First of all bowling alley wood is some of the best wood that can be used in any wooden product but I understand your meaning. Measuring how well a cue performs is something that Predator has pioneered. But before that it was just players who could feel it. They may not be able to tell how a cue is made as the results of the Texas Express experiment found out but they definitely know a good "hit" and a bad hit when they use a cue. I had this conversation with Rodney Morris before and he explained as you know when you can draw your ball a certain way with one cue as opposed to another.
How do I know CTE is better than Ghost Ball? Personally I know it because Ghost Ball is imprecise from it's very name. Anytime you are asking a person to imagine an object and then use that imaginary object to align themselves to solid objects you are dependent on that person's ability to imagine and perceive. At the very least any person who can see can put their finger on the "edge" of the object ball, they can get damn close to the center of the cue ball. Ask them to put their finger on the table at 2.25" from teh center of the object ball in line with the pocket and I will bet you that they are wrong more often than they are right.
If he had time to adjust to the K-mart cue and it doesn't affect his confidence, yes he would.
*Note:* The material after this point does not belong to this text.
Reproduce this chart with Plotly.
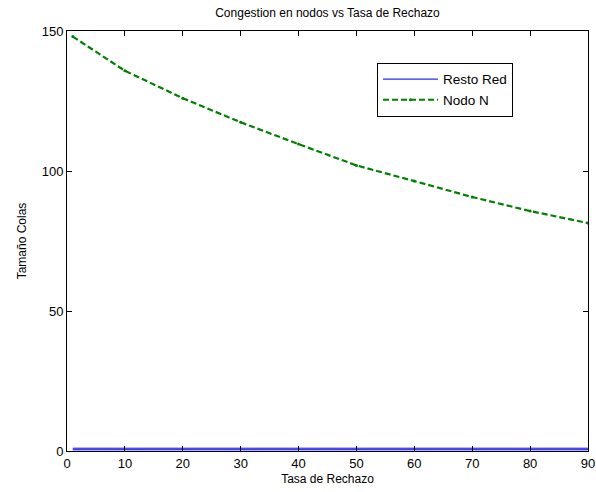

That is, he would until it starts falling apart due to cheap construction.
Doesn't it occur to you that how the cue feels when Johnny tries to draw his ball, i.e. when he has to work harder to do that, affects his confidence? And the very act of working harder to accomplish the same task proves that the cue has a performance difference.
Like I said above, if they both learn where the object ball has to be hit, if there is any better performance at all, it will be because of confidence rather than a superior aiming system.
And how does one learn where the object ball has to be hit?
Through a proper aiming system. You take your guy and teach him how to stroke without showing him how to aim. I will teach my guy how to stroke AND an aiming system - my guy will bust your guy.